Geo3DVQA: Evaluating Vision-Language Models for 3D Geospatial Reasoning from Aerial Imagery
Abstract
Three-dimensional geospatial analysis underpins critical applications in urban planning, climate adaptation, and environmental assessment. Current methods rely on expensive specialized sensors (e.g., LiDAR and multispectral) that limit global accessibility. Existing sensor-based and rule-driven methods further struggle with tasks that require the integration of multiple 3D cues, handling uncertainty, and providing interpretable reasoning.
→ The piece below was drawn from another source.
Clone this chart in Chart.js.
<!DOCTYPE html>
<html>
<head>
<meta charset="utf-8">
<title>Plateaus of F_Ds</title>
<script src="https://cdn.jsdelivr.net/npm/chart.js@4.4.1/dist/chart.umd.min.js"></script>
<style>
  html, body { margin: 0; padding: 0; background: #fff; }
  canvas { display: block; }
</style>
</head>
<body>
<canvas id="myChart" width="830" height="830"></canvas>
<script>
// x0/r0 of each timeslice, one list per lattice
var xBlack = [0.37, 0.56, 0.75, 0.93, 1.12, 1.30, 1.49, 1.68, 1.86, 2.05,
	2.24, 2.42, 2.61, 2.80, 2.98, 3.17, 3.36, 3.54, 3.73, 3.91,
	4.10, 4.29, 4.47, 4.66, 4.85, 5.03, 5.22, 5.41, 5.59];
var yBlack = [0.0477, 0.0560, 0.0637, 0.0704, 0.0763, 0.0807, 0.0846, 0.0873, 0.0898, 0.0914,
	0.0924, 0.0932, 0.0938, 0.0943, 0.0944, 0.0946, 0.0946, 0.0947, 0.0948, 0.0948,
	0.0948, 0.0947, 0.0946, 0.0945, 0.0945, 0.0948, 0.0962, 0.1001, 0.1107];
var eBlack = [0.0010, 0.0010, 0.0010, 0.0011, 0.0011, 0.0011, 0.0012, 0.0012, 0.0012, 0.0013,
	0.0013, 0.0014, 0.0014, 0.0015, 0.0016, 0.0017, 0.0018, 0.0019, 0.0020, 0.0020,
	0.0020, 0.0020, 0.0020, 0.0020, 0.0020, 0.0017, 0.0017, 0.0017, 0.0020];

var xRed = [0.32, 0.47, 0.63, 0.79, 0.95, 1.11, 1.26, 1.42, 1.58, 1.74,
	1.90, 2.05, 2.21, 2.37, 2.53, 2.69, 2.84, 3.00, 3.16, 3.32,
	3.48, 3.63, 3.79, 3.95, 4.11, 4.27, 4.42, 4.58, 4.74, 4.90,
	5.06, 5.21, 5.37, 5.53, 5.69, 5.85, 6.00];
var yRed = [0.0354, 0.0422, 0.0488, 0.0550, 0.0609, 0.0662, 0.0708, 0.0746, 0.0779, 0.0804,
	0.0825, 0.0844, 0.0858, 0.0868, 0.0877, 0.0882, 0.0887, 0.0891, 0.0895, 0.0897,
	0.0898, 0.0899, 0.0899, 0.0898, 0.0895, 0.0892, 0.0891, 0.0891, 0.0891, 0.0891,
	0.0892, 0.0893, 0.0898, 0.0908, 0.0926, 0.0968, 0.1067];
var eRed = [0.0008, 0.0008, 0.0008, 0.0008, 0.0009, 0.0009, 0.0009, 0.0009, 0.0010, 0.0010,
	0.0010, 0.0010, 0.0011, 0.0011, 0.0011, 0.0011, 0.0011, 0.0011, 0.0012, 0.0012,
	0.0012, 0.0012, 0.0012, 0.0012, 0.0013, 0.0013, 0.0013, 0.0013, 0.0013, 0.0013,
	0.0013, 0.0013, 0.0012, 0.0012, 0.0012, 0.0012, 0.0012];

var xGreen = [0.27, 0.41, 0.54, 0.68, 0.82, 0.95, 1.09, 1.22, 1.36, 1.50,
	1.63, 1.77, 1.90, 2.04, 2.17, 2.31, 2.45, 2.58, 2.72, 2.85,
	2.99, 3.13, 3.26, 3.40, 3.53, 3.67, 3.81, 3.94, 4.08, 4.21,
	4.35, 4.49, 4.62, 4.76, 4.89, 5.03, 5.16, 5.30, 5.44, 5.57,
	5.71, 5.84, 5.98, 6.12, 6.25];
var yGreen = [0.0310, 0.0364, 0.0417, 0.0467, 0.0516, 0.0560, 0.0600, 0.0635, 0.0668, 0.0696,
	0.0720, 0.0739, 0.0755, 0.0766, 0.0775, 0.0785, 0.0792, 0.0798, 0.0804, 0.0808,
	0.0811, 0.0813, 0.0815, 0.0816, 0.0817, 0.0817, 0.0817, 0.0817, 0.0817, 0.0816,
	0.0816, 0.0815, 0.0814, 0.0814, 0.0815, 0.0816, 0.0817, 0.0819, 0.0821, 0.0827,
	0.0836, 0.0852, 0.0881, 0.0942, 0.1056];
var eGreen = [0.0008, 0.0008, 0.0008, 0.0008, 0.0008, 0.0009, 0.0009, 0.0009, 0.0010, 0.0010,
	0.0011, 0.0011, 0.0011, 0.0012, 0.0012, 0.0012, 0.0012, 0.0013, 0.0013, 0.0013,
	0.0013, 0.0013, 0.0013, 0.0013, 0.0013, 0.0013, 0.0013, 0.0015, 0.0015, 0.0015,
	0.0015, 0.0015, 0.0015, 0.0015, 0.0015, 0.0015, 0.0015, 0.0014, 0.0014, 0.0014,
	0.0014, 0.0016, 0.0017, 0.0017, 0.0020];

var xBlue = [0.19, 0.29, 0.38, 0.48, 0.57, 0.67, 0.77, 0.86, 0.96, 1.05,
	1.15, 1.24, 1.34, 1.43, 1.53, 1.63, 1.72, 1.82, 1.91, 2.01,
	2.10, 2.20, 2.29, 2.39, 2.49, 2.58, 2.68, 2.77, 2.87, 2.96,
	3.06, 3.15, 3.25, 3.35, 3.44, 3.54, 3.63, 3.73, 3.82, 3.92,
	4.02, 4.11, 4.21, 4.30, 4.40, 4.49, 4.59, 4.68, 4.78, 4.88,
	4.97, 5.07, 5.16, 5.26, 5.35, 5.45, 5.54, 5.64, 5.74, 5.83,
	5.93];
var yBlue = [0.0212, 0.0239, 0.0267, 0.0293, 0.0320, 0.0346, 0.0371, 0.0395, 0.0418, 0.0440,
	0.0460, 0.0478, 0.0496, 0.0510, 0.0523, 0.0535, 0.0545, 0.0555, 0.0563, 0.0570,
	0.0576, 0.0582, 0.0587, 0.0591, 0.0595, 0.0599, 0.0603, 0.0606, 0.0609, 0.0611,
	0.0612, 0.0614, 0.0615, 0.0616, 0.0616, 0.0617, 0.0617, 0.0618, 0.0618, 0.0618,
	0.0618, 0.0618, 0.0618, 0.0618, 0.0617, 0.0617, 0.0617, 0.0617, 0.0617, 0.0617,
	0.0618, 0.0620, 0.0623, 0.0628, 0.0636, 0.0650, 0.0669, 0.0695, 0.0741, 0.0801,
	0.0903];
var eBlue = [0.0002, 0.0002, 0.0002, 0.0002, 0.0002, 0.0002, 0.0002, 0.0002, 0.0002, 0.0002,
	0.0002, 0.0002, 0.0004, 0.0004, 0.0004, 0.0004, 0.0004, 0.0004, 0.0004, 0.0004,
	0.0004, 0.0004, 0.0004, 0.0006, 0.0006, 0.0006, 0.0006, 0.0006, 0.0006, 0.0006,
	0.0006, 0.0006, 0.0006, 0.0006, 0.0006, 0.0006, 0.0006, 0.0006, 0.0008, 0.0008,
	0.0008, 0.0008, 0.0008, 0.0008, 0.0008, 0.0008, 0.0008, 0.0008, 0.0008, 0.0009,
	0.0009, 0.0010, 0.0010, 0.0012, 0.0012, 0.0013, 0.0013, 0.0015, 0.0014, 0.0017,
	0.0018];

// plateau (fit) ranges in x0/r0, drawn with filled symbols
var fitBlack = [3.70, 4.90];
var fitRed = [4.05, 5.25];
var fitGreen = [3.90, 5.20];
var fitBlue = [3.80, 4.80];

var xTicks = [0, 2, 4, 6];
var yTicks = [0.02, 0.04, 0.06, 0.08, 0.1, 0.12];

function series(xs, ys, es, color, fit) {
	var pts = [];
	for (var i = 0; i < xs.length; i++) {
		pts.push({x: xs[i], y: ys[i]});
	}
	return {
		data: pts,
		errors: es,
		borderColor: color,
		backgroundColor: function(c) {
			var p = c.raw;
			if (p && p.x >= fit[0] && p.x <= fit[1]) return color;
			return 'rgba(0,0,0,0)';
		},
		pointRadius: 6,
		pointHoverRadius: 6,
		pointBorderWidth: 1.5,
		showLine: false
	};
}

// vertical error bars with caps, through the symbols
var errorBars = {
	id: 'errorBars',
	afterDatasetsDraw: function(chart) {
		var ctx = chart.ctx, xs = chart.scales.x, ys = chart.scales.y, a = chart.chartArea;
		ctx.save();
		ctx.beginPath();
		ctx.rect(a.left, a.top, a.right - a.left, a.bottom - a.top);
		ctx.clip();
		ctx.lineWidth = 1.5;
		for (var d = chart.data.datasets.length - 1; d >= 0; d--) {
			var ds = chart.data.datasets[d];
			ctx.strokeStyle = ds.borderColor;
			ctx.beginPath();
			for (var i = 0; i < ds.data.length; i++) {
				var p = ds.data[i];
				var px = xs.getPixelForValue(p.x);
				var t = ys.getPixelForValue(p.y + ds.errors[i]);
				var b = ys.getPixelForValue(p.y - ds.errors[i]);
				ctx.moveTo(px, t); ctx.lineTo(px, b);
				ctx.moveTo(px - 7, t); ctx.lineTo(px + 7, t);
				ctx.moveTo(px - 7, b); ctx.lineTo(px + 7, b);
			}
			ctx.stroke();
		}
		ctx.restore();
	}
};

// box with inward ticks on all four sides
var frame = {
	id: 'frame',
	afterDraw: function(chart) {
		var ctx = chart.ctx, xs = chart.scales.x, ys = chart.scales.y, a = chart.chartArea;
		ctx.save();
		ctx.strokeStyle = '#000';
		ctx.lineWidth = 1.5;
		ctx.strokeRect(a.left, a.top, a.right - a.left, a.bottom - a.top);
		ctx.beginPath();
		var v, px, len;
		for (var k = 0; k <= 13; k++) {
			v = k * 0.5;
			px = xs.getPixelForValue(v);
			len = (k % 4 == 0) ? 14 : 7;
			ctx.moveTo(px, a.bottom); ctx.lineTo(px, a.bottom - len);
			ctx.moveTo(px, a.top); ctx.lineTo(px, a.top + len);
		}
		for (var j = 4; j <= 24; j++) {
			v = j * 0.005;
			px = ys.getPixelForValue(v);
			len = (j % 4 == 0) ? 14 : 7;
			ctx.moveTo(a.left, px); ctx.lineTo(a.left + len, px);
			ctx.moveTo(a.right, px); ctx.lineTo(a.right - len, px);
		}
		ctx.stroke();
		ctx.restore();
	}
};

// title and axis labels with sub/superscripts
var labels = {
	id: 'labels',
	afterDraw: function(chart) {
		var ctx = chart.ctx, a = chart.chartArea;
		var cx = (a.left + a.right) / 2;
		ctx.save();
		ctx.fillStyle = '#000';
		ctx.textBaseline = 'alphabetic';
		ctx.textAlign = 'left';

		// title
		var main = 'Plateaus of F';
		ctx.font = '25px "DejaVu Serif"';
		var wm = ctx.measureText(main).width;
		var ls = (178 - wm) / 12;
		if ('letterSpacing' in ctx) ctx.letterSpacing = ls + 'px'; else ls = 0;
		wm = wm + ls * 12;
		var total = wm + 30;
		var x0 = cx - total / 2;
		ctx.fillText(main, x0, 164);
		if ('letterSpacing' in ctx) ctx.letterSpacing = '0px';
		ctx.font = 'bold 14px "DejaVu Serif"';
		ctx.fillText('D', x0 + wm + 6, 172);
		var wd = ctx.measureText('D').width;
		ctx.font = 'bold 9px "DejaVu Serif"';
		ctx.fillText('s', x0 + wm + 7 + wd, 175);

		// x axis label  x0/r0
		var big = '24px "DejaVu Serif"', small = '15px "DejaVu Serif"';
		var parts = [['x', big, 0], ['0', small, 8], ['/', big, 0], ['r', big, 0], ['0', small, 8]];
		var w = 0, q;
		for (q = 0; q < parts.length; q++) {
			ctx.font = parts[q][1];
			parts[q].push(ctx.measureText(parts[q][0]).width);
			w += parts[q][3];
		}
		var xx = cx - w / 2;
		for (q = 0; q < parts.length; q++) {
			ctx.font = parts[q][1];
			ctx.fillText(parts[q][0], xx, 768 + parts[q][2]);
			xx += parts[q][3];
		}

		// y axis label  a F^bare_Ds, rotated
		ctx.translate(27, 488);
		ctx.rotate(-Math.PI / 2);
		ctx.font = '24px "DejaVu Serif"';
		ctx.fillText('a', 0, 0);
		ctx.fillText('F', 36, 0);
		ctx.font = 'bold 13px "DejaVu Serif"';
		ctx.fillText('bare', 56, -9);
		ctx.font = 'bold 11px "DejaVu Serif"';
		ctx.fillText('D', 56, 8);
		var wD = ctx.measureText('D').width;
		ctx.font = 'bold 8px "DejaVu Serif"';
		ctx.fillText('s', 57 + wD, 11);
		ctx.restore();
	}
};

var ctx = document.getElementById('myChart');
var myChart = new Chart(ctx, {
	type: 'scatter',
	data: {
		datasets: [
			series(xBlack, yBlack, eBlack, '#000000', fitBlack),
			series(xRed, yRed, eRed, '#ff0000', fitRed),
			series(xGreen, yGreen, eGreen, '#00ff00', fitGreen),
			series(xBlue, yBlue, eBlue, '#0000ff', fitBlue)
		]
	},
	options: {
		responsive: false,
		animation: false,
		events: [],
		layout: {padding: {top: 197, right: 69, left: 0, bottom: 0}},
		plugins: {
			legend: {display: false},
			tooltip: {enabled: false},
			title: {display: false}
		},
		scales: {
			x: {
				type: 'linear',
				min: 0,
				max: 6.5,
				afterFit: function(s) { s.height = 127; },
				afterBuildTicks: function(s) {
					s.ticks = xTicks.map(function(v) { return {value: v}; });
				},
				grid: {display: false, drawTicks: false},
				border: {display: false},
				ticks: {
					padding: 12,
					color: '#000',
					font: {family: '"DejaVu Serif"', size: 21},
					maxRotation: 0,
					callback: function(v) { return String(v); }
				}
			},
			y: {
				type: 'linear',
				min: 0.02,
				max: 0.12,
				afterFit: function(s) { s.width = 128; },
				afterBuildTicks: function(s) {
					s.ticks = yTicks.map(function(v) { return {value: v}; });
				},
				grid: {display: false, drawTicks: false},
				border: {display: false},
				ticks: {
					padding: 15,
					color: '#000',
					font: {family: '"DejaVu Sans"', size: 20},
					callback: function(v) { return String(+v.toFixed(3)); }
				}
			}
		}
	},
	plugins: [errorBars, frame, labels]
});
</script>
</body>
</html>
We introduce Geo3DVQA, the first comprehensive benchmark for evaluating vision–language models (VLMs) in height-aware 3D geospatial reasoning from RGB-only remote sensing imagery. Unlike traditional sensor-based frameworks, Geo3DVQA emphasizes holistic scenarios that combine elevation, sky view factors, and land cover patterns. The benchmark includes 110k curated question–answer pairs spanning 16 task categories across three complexity levels: single-feature inference, multi-feature reasoning, and application-level spatial analysis. The evaluation of ten state-of-the-art VLMs highlights the difficulty of RGB-to-3D reasoning. GPT-4o and Gemini-2.5-Flash achieved only 28.6\% and 33.0\% accuracy respectively, while domain-specific fine-tuning of Qwen2.5-VL-7B achieved 49.6\% (+24.8 points). These results reveal the current VLM limitations and establish a new challenge frontier for scalable and accessible 3D geospatial analyses with holistic reasoning capabilities.